Thanks to the efforts of Sen. Bob Dixon and others who stand with crime victims and public safety, we are on the verge of righting this wrong.
Yet there are those who want to take away the ability of citizen jurors and judges to consider a full range of punishment, including the option of life in prison without parole for murderers like Michael Taylor.
They call these killers “children” in order to appeal to our natural human sympathies. But make no mistake, some murderers under the age of 18 are too dangerous to ever walk among us in society again.

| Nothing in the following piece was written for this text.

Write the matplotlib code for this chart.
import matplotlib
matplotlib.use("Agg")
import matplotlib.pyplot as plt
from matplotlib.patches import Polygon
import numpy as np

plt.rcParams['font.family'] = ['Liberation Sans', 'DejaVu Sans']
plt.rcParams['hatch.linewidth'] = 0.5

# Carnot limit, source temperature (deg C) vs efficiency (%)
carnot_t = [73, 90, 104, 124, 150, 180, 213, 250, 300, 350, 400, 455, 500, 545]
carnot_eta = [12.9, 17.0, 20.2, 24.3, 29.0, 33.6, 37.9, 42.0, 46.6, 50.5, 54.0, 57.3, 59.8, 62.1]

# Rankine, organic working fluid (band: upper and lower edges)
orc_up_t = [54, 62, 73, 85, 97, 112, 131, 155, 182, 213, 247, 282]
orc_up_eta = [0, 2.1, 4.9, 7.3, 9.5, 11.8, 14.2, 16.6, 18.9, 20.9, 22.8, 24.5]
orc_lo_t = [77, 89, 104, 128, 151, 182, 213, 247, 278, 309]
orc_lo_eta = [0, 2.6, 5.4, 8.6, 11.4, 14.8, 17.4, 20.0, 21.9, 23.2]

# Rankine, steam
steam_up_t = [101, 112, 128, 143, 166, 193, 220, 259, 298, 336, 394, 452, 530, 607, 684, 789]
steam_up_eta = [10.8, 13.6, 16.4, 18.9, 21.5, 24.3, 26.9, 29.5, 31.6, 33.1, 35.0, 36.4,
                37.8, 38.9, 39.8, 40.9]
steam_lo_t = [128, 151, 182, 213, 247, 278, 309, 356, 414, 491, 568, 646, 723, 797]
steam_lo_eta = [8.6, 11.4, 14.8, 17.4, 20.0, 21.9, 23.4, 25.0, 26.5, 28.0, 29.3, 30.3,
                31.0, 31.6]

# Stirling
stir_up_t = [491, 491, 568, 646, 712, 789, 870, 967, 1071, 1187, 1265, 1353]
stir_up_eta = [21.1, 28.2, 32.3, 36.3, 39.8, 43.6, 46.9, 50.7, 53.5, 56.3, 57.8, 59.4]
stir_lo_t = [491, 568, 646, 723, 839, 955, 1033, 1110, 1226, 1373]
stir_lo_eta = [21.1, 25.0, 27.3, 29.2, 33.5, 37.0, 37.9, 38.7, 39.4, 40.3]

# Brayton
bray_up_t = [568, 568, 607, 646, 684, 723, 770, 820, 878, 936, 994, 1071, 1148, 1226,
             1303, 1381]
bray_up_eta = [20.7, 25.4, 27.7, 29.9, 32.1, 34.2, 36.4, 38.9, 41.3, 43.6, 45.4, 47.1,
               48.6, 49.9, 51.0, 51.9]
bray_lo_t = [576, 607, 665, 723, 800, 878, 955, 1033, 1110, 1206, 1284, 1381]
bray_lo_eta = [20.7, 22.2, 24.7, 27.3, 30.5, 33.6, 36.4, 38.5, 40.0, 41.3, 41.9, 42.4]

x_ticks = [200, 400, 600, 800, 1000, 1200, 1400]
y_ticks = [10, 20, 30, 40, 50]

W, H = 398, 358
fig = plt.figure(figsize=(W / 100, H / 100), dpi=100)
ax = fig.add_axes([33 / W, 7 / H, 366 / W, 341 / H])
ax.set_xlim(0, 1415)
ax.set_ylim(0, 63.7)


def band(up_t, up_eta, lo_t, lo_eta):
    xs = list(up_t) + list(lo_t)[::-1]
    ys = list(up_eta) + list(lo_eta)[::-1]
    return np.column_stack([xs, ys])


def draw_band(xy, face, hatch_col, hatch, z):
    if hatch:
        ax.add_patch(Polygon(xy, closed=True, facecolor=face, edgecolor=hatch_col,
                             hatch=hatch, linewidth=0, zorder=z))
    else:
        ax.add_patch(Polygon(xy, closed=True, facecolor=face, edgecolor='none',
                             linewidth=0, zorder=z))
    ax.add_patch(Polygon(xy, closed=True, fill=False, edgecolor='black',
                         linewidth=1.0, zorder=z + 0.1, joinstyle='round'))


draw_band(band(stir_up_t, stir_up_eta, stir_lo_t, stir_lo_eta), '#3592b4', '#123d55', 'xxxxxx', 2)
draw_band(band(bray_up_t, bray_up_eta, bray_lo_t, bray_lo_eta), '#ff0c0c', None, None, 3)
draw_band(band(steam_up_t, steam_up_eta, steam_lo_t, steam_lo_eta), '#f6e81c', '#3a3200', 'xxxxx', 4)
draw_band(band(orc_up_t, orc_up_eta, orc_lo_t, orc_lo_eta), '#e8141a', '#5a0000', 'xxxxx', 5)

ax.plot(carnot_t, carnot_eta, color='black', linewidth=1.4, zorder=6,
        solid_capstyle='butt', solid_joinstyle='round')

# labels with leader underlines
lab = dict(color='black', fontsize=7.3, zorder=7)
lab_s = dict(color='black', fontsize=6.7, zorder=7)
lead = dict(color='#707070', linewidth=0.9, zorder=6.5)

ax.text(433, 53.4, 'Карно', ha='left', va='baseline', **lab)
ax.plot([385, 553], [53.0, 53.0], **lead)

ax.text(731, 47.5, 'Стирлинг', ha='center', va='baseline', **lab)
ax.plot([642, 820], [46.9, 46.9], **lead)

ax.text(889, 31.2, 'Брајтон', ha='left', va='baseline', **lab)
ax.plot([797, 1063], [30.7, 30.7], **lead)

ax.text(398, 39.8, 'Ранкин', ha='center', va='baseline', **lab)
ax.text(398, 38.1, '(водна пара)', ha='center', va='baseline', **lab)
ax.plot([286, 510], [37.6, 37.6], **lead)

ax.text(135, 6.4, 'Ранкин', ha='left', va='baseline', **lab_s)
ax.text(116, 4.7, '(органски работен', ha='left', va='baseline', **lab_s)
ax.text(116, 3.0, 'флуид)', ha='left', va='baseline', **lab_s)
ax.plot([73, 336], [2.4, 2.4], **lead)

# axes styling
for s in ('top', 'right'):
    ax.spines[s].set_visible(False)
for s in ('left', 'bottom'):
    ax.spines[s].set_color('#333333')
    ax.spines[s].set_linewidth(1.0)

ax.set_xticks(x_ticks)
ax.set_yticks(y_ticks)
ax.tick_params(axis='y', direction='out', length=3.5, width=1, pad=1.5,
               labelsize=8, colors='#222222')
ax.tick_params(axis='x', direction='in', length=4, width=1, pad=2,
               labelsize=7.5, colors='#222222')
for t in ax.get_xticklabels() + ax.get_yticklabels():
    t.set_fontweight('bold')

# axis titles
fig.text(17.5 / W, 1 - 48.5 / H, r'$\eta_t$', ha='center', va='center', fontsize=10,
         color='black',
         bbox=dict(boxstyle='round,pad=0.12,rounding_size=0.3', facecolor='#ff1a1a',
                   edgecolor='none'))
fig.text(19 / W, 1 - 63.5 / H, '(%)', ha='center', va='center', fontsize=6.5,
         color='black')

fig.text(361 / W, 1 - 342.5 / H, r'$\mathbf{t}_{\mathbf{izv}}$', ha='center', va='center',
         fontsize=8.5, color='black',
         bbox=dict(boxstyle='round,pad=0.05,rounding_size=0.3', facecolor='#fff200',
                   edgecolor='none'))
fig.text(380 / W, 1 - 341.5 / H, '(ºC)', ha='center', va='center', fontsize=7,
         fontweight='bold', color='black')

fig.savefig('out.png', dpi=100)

We are not talking about accidental deaths or bad choices made in the heat of the moment. We are talking exclusively about people convicted of first-degree murder — an intentional murder committed after deliberation. These “children” chose to take a human life, often in unspeakably brutal and vicious ways. These killers have already been certified by a judge to stand trial as adults. They have been found guilty by a jury of 12 impartial citizens who heard the evidence and unanimously found them guilty of first-degree murder, rejecting all other lesser options.
We trust our juries and our judges to make the right decisions about guilt. We should trust them with a full range of punishment for society’s worst killers.
My fellow prosecutors and I hope that the General Assembly will make the right choice and keep life without parole as an option for punishing Missouri’s most dangerous murderers and for protecting its innocent citizens.
Dan Knight of Boone County is president of the Missouri Association of Prosecuting Attorneys.